** STATED EXERCISE **
Can you transcribe every line exactly and leave the pictures behind?

━━━━━━━━━━━━━━━━━━━━━━━━━━━━━━

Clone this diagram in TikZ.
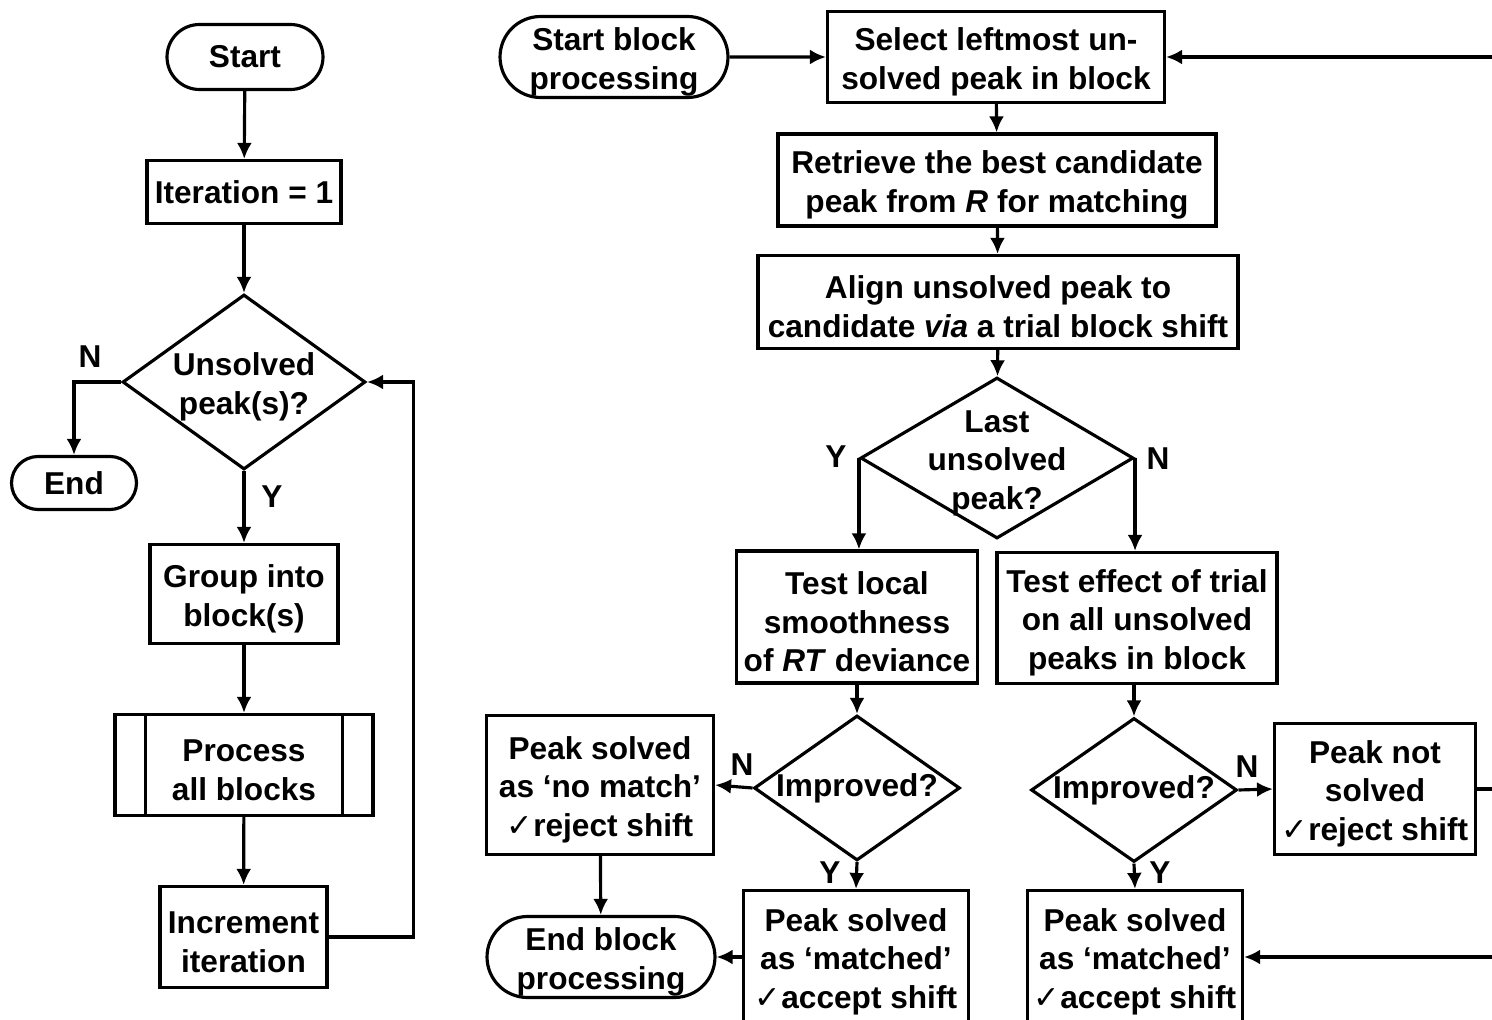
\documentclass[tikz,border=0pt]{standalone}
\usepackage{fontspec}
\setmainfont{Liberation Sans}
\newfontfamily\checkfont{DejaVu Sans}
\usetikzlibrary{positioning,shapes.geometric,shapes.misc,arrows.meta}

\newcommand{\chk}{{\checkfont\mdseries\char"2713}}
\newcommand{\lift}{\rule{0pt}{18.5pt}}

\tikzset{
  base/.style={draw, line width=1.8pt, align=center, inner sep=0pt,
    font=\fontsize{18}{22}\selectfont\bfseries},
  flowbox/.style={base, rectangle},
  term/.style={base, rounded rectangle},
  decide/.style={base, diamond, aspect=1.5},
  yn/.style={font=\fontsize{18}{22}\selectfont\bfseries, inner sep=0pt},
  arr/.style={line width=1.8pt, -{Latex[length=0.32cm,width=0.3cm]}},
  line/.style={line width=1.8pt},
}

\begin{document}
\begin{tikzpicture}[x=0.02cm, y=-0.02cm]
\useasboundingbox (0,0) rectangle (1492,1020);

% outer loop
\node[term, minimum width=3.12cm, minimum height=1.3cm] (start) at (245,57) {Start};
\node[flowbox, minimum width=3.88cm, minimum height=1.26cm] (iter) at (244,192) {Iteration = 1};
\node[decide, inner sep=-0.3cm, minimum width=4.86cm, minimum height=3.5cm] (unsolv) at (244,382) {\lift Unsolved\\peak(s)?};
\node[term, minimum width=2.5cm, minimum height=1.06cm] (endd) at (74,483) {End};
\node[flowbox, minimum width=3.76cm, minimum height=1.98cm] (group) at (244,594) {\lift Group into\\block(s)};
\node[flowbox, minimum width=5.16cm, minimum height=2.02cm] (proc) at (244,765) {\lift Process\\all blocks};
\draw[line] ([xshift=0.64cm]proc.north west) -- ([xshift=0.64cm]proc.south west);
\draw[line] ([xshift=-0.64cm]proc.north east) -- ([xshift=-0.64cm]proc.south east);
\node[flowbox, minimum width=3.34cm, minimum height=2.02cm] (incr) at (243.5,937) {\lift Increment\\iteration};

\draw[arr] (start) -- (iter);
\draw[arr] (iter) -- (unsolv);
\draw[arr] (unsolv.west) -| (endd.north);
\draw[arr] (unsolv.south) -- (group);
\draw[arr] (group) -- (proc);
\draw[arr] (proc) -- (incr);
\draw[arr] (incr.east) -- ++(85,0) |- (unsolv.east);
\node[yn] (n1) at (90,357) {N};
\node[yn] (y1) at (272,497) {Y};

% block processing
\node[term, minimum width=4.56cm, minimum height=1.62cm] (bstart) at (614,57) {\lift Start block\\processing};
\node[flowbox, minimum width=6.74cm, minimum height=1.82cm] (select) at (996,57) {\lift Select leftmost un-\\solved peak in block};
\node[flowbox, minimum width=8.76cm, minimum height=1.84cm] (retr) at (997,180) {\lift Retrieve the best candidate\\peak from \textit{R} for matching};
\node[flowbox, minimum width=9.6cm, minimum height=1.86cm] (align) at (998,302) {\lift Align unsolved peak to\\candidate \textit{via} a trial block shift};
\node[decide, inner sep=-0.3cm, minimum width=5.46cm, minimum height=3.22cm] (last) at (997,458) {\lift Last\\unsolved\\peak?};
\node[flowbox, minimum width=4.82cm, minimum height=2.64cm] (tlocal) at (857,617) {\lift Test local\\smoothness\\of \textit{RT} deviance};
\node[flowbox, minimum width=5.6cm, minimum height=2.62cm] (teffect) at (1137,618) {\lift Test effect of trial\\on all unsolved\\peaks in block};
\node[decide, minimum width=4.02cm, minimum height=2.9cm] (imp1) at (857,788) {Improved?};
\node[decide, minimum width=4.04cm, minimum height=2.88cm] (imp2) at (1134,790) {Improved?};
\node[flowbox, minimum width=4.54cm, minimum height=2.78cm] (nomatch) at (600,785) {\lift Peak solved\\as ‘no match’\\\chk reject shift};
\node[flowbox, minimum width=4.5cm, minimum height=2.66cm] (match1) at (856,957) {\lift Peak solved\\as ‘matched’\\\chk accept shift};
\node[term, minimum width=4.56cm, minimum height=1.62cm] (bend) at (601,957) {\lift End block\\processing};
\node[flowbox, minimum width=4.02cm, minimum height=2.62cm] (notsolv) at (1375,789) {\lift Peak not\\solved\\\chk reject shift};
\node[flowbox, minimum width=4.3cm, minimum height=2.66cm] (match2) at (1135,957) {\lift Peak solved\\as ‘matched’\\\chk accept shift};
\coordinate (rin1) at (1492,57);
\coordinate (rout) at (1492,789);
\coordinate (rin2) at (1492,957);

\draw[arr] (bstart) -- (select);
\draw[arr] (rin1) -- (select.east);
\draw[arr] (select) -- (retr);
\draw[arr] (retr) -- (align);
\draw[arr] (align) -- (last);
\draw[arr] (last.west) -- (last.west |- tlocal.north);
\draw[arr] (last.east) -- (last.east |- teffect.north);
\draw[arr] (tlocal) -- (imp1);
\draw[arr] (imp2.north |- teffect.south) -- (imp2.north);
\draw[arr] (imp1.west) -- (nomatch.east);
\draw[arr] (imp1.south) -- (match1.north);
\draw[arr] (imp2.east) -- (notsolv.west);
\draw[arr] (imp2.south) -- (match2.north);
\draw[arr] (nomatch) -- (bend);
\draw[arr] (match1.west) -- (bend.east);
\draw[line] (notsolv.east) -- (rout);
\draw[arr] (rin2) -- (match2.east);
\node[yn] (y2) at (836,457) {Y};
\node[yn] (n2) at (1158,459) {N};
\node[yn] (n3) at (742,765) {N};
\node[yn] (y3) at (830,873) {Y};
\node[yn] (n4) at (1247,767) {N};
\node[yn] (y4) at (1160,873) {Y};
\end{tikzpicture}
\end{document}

━━━━━━━━━━━━━━━━━━━━━━━━━━━━━━

** FINISHED TASK **
Clone this diagram in TikZ.
\documentclass[tikz,border=0pt]{standalone}
\usepackage{fontspec}
\setmainfont{Liberation Sans}
\newfontfamily\checkfont{DejaVu Sans}
\usetikzlibrary{positioning,shapes.geometric,shapes.misc,arrows.meta}

\newcommand{\chk}{{\checkfont\mdseries\char"2713}}
\newcommand{\lift}{\rule{0pt}{18.5pt}}

\tikzset{
  base/.style={draw, line width=1.8pt, align=center, inner sep=0pt,
    font=\fontsize{18}{22}\selectfont\bfseries},
  flowbox/.style={base, rectangle},
  term/.style={base, rounded rectangle},
  decide/.style={base, diamond, aspect=1.5},
  yn/.style={font=\fontsize{18}{22}\selectfont\bfseries, inner sep=0pt},
  arr/.style={line width=1.8pt, -{Latex[length=0.32cm,width=0.3cm]}},
  line/.style={line width=1.8pt},
}

\begin{document}
\begin{tikzpicture}[x=0.02cm, y=-0.02cm]
\useasboundingbox (0,0) rectangle (1492,1020);

% outer loop
\node[term, minimum width=3.12cm, minimum height=1.3cm] (start) at (245,57) {Start};
\node[flowbox, minimum width=3.88cm, minimum height=1.26cm] (iter) at (244,192) {Iteration = 1};
\node[decide, inner sep=-0.3cm, minimum width=4.86cm, minimum height=3.5cm] (unsolv) at (244,382) {\lift Unsolved\\peak(s)?};
\node[term, minimum width=2.5cm, minimum height=1.06cm] (endd) at (74,483) {End};
\node[flowbox, minimum width=3.76cm, minimum height=1.98cm] (group) at (244,594) {\lift Group into\\block(s)};
\node[flowbox, minimum width=5.16cm, minimum height=2.02cm] (proc) at (244,765) {\lift Process\\all blocks};
\draw[line] ([xshift=0.64cm]proc.north west) -- ([xshift=0.64cm]proc.south west);
\draw[line] ([xshift=-0.64cm]proc.north east) -- ([xshift=-0.64cm]proc.south east);
\node[flowbox, minimum width=3.34cm, minimum height=2.02cm] (incr) at (243.5,937) {\lift Increment\\iteration};

\draw[arr] (start) -- (iter);
\draw[arr] (iter) -- (unsolv);
\draw[arr] (unsolv.west) -| (endd.north);
\draw[arr] (unsolv.south) -- (group);
\draw[arr] (group) -- (proc);
\draw[arr] (proc) -- (incr);
\draw[arr] (incr.east) -- ++(85,0) |- (unsolv.east);
\node[yn] (n1) at (90,357) {N};
\node[yn] (y1) at (272,497) {Y};

% block processing
\node[term, minimum width=4.56cm, minimum height=1.62cm] (bstart) at (614,57) {\lift Start block\\processing};
\node[flowbox, minimum width=6.74cm, minimum height=1.82cm] (select) at (996,57) {\lift Select leftmost un-\\solved peak in block};
\node[flowbox, minimum width=8.76cm, minimum height=1.84cm] (retr) at (997,180) {\lift Retrieve the best candidate\\peak from \textit{R} for matching};
\node[flowbox, minimum width=9.6cm, minimum height=1.86cm] (align) at (998,302) {\lift Align unsolved peak to\\candidate \textit{via} a trial block shift};
\node[decide, inner sep=-0.3cm, minimum width=5.46cm, minimum height=3.22cm] (last) at (997,458) {\lift Last\\unsolved\\peak?};
\node[flowbox, minimum width=4.82cm, minimum height=2.64cm] (tlocal) at (857,617) {\lift Test local\\smoothness\\of \textit{RT} deviance};
\node[flowbox, minimum width=5.6cm, minimum height=2.62cm] (teffect) at (1137,618) {\lift Test effect of trial\\on all unsolved\\peaks in block};
\node[decide, minimum width=4.02cm, minimum height=2.9cm] (imp1) at (857,788) {Improved?};
\node[decide, minimum width=4.04cm, minimum height=2.88cm] (imp2) at (1134,790) {Improved?};
\node[flowbox, minimum width=4.54cm, minimum height=2.78cm] (nomatch) at (600,785) {\lift Peak solved\\as ‘no match’\\\chk reject shift};
\node[flowbox, minimum width=4.5cm, minimum height=2.66cm] (match1) at (856,957) {\lift Peak solved\\as ‘matched’\\\chk accept shift};
\node[term, minimum width=4.56cm, minimum height=1.62cm] (bend) at (601,957) {\lift End block\\processing};
\node[flowbox, minimum width=4.02cm, minimum height=2.62cm] (notsolv) at (1375,789) {\lift Peak not\\solved\\\chk reject shift};
\node[flowbox, minimum width=4.3cm, minimum height=2.66cm] (match2) at (1135,957) {\lift Peak solved\\as ‘matched’\\\chk accept shift};
\coordinate (rin1) at (1492,57);
\coordinate (rout) at (1492,789);
\coordinate (rin2) at (1492,957);

\draw[arr] (bstart) -- (select);
\draw[arr] (rin1) -- (select.east);
\draw[arr] (select) -- (retr);
\draw[arr] (retr) -- (align);
\draw[arr] (align) -- (last);
\draw[arr] (last.west) -- (last.west |- tlocal.north);
\draw[arr] (last.east) -- (last.east |- teffect.north);
\draw[arr] (tlocal) -- (imp1);
\draw[arr] (imp2.north |- teffect.south) -- (imp2.north);
\draw[arr] (imp1.west) -- (nomatch.east);
\draw[arr] (imp1.south) -- (match1.north);
\draw[arr] (imp2.east) -- (notsolv.west);
\draw[arr] (imp2.south) -- (match2.north);
\draw[arr] (nomatch) -- (bend);
\draw[arr] (match1.west) -- (bend.east);
\draw[line] (notsolv.east) -- (rout);
\draw[arr] (rin2) -- (match2.east);
\node[yn] (y2) at (836,457) {Y};
\node[yn] (n2) at (1158,459) {N};
\node[yn] (n3) at (742,765) {N};
\node[yn] (y3) at (830,873) {Y};
\node[yn] (n4) at (1247,767) {N};
\node[yn] (y4) at (1160,873) {Y};
\end{tikzpicture}
\end{document}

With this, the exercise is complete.